Worse: were the bubble and the bailout planned?
In another Global Research article, Richard C Cook offers:
. . . Note that when Secretary of the Treasury Henry Paulson testified before the Senate Banking Committee last week, he said he was shocked to learn when assuming office in June 2006 that no federal agency regulated mortgage lending. Rather this was an area left to the states.
What Paulson did not say was that when the states attempted to intervene, they were blocked by the Treasury Department’s Office of the Comptroller of the Currency. In a February 14 article in the Washington Post written before he resigned, New York governor Eliot Spitzer wrote:
"In 2003, during the height of the predatory lending crisis, the OCC invoked a clause from the 1863 National Bank Act to issue formal opinions preempting all state predatory lending laws, thereby rendering them inoperative. The OCC also promulgated new rules that prevented states from enforcing any of their own consumer protection laws against national banks. The federal government's actions were so egregious and so unprecedented that all 50 state attorneys general, and all 50 state banking superintendents, actively fought the new rules. But the unanimous opposition of the 50 states did not deter, or even slow, the Bush administration in its goal of protecting the banks. In fact, when my office opened an investigation of possible discrimination in mortgage lending by a number of banks, the OCC filed a federal lawsuit to stop the investigation."
Why did the Bush administration do this? The only possible answer is that it had every intention of producing the housing bubble, one that had the effect of not only inflating the cost of homes and real estate but also pumping billions of dollars of borrowed cash into the economy through mortgage and home equity loans.
The bubble enriched huge numbers of executives, managers, and shareholders throughout the financial and real estate industries, and provided jobs to millions of people. The bubble also brought back foreign capital to U.S. markets that had been scared away by the dot.com bust of 2000-2001.
Everyone seemed to benefit, but it was those at the top who skimmed the greatest profits. ["Grand Larceny" on a Monumental Scale: Does the Bailout Bill Mark the End of America as We Know It?, 10/2/2008]
Where will your tax dollars go as this bailout is paid out?
The people in the financial institutions who are getting the money will be passing it on to the big banks that leveraged their criminal lending practices. The giant sucking sound you hear is almost a trillion dollars of future taxpayer earnings going into the vaults of the nation’s biggest banks, such as Citibank, Bank of American, and—the pet bank of the Rockefeller family—J.P. Morgan Chase. Much will also go into the vaults of foreign investors such as the Bank of China.
And these banks have no intention of recycling the money into productive U.S. investments. Despite the political posturing, where much of it will go at the second or third tier is into executive salaries and bonuses. The fat cats are "gittin’ out while the gittin’s good."
So what’s the next engine of the US economy?

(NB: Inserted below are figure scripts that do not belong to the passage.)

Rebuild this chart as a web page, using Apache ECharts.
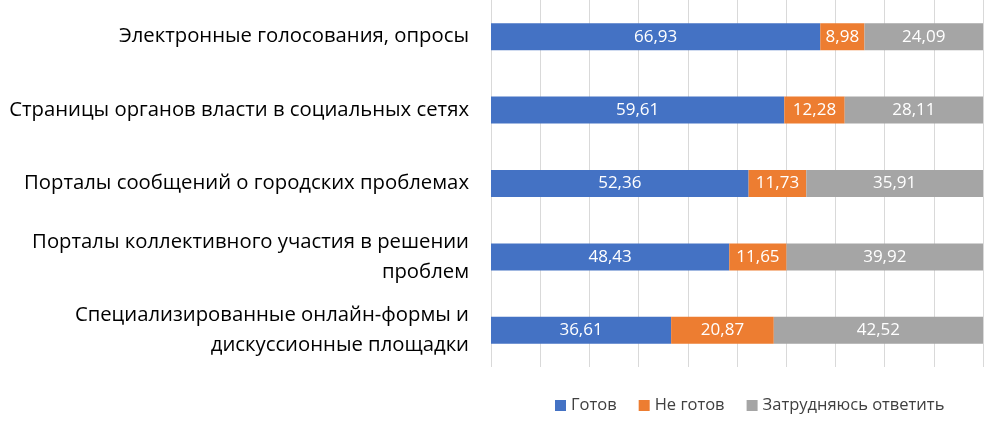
<!DOCTYPE html>
<html><head><meta charset="utf-8">
<script src="https://cdn.jsdelivr.net/npm/echarts@6/dist/echarts.min.js"></script>
<style>html,body{margin:0;padding:0;background:#fff}</style>
</head><body>
<div id="chart" style="width:994px;height:429px"></div>
<script>
const categories = [
  'Специализированные онлайн-формы и\nдискуссионные площадки',
  'Порталы коллективного участия в решении\nпроблем',
  'Порталы сообщений о городских проблемах',
  'Страницы органов власти в социальных сетях',
  'Электронные голосования, опросы'
];
const ready = [36.61, 48.43, 52.36, 59.61, 66.93];
const notReady = [20.87, 11.65, 11.73, 12.28, 8.98];
const unsure = [42.52, 39.92, 35.91, 28.11, 24.09];

const chart = echarts.init(document.getElementById('chart'));
const fmt = p => p.value.toFixed(2).replace('.', ',');
function mk(name, data, color) {
  return {
    name, type: 'bar', stack: 'all', data, barWidth: 27,
    itemStyle: { color },
    label: { show: true, color: '#fff', fontSize: 17, fontFamily: 'Open Sans', formatter: fmt }
  };
}
chart.setOption({
  animation: false,
  grid: { left: 491, right: 11, top: 0, bottom: 62, containLabel: false },
  legend: {
    bottom: 10, left: 550, itemWidth: 11, itemHeight: 11, icon: 'rect', itemGap: 22,
    textStyle: { fontSize: 16.5, color: '#404040', fontFamily: 'Open Sans' }
  },
  xAxis: {
    type: 'value', min: 0, max: 100, interval: 10,
    axisLabel: { show: false }, axisLine: { show: false }, axisTick: { show: false },
    splitLine: { lineStyle: { color: '#d9d9d9', width: 1 } }
  },
  yAxis: {
    type: 'category', data: categories,
    axisLine: { show: false }, axisTick: { show: false },
    axisLabel: { fontSize: 20.3, color: '#000', fontFamily: 'Open Sans', margin: 22, lineHeight: 30, align: 'right' }
  },
  series: [
    mk('Готов', ready, '#4472c4'),
    mk('Не готов', notReady, '#ed7d31'),
    mk('Затрудняюсь ответить', unsure, '#a5a5a5')
  ]
});
</script>
</body></html>
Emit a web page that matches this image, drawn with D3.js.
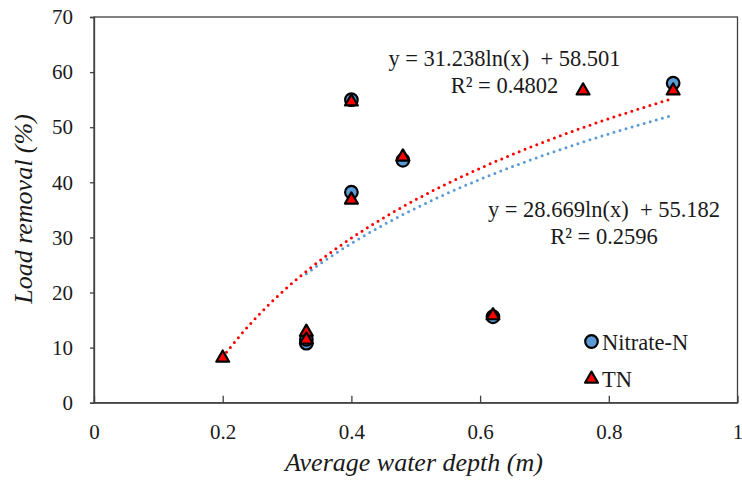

This will play out over months or years. In the meantime, what’s the next bubble? It used to be that this country manufactured things to sell to the world. Now it’s all made overseas. What we do to make profit is create and burst bubbles, it seems.
The next bubble is energy. Watch it grow. Watch for huge investments in alternative energy. Watch it burst, much like the dot com bubble before it.
What we do to make profit is create and burst bubbles, it seems.
The next bubble is energy. Watch it grow. Watch for huge investments in alternative energy. Watch it burst, much like the dot com bubble before it.
You've nailed it, Larry. Thanks for this informative, but not at all surprising, post.
I'm already wondering how one can get in on the solar bubble? Sales commissions should be good on that.